→ **REQUIREMENTS**: Going through the material below, please gather all lines with the word "this" in them.

[START RECORDS SHOWN]

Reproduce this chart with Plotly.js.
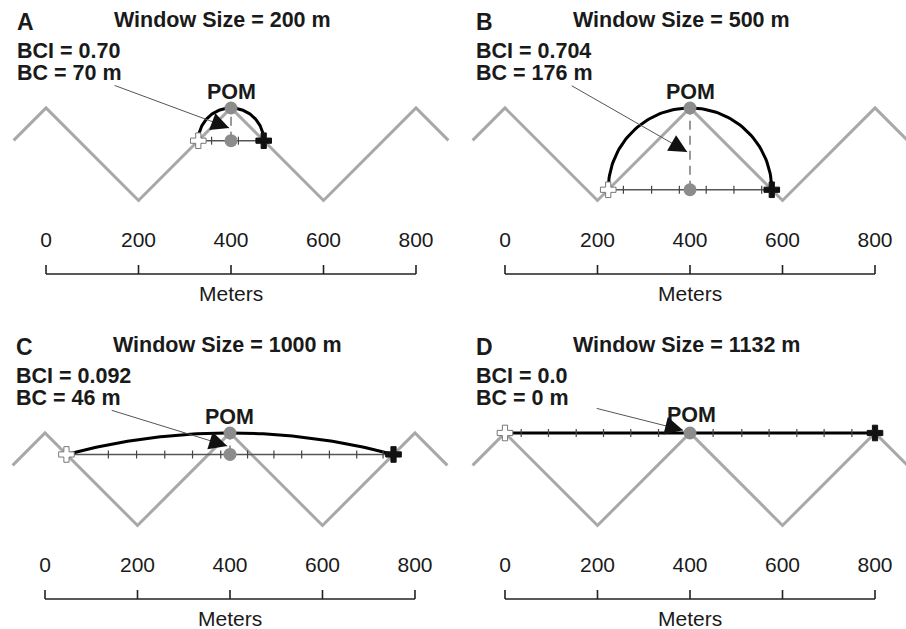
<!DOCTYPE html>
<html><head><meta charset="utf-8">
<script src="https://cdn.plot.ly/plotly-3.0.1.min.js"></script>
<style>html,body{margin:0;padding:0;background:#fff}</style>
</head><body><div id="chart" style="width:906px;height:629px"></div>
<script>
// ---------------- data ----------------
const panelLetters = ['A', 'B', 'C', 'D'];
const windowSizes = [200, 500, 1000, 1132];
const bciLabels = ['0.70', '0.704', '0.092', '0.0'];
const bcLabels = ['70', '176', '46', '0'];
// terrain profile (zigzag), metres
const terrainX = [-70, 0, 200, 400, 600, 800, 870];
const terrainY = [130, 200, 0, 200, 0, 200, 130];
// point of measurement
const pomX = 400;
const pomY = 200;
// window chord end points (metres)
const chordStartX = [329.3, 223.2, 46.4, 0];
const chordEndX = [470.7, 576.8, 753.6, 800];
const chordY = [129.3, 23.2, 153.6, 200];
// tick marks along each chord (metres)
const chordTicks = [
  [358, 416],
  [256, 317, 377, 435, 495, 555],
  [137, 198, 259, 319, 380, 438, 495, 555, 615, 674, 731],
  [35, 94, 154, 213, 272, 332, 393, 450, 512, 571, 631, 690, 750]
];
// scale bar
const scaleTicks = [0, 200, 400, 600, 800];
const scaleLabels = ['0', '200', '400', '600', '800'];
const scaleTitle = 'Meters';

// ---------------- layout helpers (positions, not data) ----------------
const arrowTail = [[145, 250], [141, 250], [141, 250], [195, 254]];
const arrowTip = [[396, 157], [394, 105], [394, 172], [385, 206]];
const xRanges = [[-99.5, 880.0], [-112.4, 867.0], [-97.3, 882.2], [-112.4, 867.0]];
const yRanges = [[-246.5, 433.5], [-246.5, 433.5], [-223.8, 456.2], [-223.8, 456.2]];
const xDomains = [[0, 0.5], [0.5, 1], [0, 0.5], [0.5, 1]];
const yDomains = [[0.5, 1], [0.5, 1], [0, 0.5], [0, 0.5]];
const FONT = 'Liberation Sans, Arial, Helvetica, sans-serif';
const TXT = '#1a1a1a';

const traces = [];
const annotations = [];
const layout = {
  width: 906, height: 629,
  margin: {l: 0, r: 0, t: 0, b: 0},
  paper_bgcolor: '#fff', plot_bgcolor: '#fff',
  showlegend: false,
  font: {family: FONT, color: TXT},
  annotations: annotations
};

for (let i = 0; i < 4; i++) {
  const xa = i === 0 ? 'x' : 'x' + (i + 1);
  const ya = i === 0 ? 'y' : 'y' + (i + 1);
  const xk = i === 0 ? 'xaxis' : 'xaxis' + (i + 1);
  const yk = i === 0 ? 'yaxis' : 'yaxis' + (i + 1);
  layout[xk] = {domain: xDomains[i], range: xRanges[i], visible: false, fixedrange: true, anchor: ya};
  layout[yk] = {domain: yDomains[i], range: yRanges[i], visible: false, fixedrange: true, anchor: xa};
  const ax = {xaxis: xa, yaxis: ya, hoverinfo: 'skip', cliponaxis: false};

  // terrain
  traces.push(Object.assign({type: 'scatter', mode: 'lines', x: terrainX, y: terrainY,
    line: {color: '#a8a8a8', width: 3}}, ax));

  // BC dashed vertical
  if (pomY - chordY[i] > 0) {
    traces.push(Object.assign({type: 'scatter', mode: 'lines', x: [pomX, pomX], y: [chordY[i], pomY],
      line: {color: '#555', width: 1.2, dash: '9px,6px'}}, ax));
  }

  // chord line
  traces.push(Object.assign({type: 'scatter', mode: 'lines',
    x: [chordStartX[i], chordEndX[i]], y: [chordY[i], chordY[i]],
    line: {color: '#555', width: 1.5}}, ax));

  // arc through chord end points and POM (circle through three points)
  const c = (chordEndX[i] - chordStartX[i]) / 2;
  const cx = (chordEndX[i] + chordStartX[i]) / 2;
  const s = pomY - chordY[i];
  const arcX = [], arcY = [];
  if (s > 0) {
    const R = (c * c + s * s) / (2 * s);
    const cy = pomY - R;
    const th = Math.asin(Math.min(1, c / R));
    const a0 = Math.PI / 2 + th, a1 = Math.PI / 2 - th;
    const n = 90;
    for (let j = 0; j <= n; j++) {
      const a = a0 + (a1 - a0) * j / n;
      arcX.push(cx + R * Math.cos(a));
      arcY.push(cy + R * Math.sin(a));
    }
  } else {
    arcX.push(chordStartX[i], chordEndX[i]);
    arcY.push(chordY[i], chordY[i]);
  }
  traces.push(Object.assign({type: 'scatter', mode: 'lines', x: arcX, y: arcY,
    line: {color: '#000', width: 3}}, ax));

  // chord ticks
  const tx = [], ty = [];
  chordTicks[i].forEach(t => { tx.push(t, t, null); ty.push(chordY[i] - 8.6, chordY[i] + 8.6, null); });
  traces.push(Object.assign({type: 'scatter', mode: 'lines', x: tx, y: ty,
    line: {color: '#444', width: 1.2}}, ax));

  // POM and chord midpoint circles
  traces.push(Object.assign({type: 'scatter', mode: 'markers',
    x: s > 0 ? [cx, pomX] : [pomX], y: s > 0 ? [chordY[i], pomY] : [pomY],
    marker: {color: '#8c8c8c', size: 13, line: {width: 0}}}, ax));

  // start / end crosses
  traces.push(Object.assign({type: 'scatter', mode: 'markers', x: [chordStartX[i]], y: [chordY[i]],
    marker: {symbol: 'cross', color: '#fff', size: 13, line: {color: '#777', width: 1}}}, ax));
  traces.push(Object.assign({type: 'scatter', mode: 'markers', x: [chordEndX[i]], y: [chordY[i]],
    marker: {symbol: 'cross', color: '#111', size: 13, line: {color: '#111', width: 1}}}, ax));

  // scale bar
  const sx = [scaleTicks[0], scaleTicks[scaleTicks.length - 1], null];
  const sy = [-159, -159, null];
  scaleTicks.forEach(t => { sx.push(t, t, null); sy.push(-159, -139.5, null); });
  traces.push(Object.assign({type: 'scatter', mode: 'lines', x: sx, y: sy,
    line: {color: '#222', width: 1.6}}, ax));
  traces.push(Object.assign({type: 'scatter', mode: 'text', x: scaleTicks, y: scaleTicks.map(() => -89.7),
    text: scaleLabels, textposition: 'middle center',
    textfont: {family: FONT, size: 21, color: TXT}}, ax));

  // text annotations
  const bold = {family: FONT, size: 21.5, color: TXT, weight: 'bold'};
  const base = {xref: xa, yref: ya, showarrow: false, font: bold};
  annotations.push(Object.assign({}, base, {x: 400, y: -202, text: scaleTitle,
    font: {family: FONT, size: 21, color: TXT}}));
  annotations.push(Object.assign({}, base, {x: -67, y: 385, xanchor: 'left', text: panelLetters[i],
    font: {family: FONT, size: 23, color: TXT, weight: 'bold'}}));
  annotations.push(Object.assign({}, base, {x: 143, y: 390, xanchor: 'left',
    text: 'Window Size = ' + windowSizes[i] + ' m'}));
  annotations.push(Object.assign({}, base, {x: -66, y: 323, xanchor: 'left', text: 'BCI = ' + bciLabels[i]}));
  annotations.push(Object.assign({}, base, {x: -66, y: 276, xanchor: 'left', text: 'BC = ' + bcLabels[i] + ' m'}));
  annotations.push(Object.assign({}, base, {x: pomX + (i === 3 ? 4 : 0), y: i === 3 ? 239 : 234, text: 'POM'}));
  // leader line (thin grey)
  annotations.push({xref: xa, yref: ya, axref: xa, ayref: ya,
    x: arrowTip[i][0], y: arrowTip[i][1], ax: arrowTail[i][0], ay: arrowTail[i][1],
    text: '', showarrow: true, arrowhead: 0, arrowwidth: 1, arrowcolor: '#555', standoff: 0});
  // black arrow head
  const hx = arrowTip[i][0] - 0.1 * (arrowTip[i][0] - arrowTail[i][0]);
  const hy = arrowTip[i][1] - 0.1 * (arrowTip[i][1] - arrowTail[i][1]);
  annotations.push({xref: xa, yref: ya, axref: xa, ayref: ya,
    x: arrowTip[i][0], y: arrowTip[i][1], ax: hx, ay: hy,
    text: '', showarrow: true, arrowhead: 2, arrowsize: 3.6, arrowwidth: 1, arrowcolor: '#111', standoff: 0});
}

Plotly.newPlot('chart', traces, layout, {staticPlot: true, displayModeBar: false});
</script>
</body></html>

[END RECORDS SHOWN]
[START RECORDS SHOWN]

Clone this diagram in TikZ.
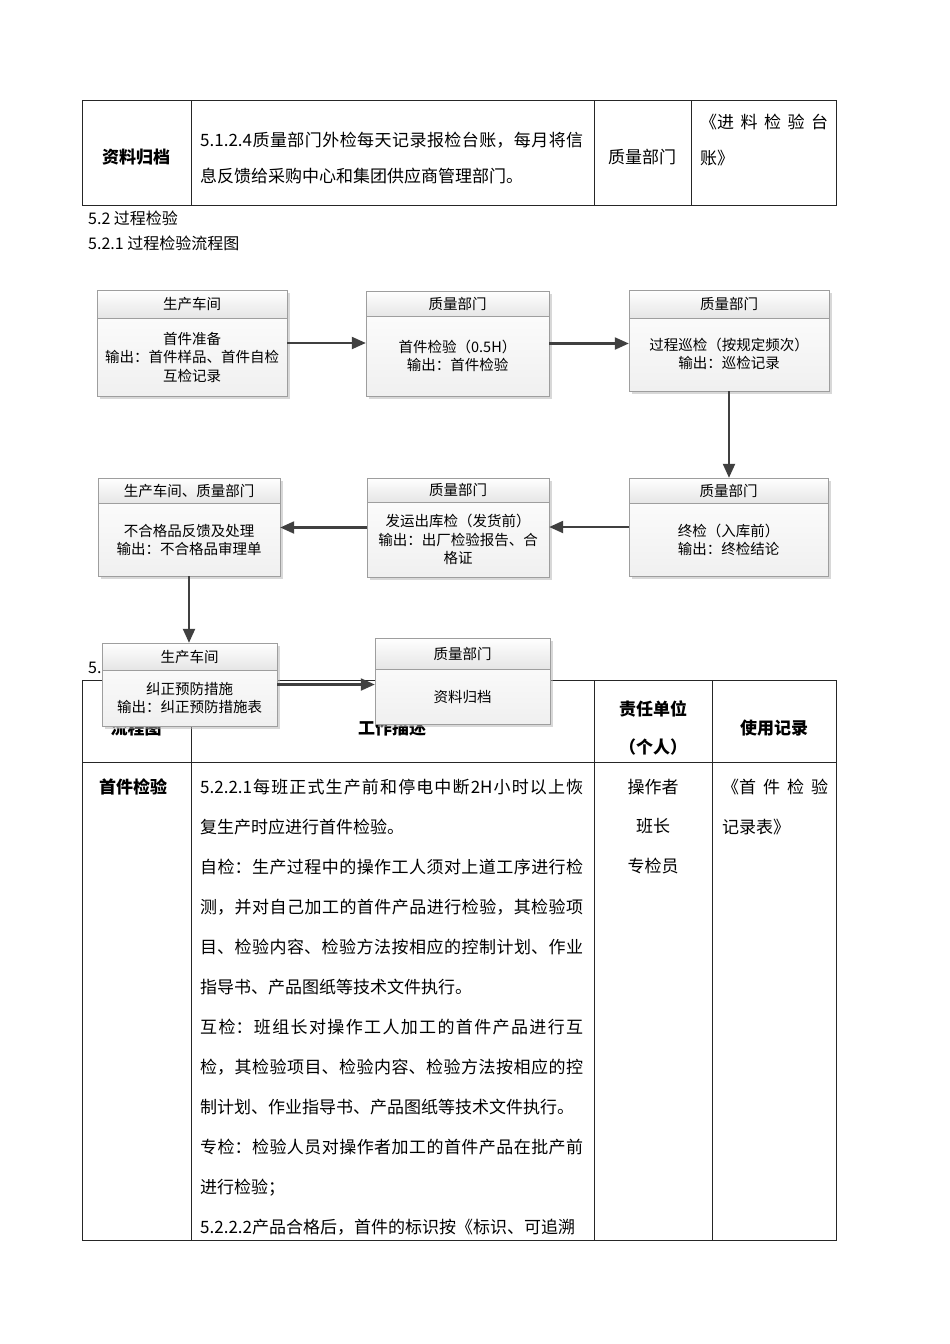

[END RECORDS SHOWN]

→ **TASK RESPONSE**:
Reproduce this chart with Plotly.js.
Clone this diagram in TikZ.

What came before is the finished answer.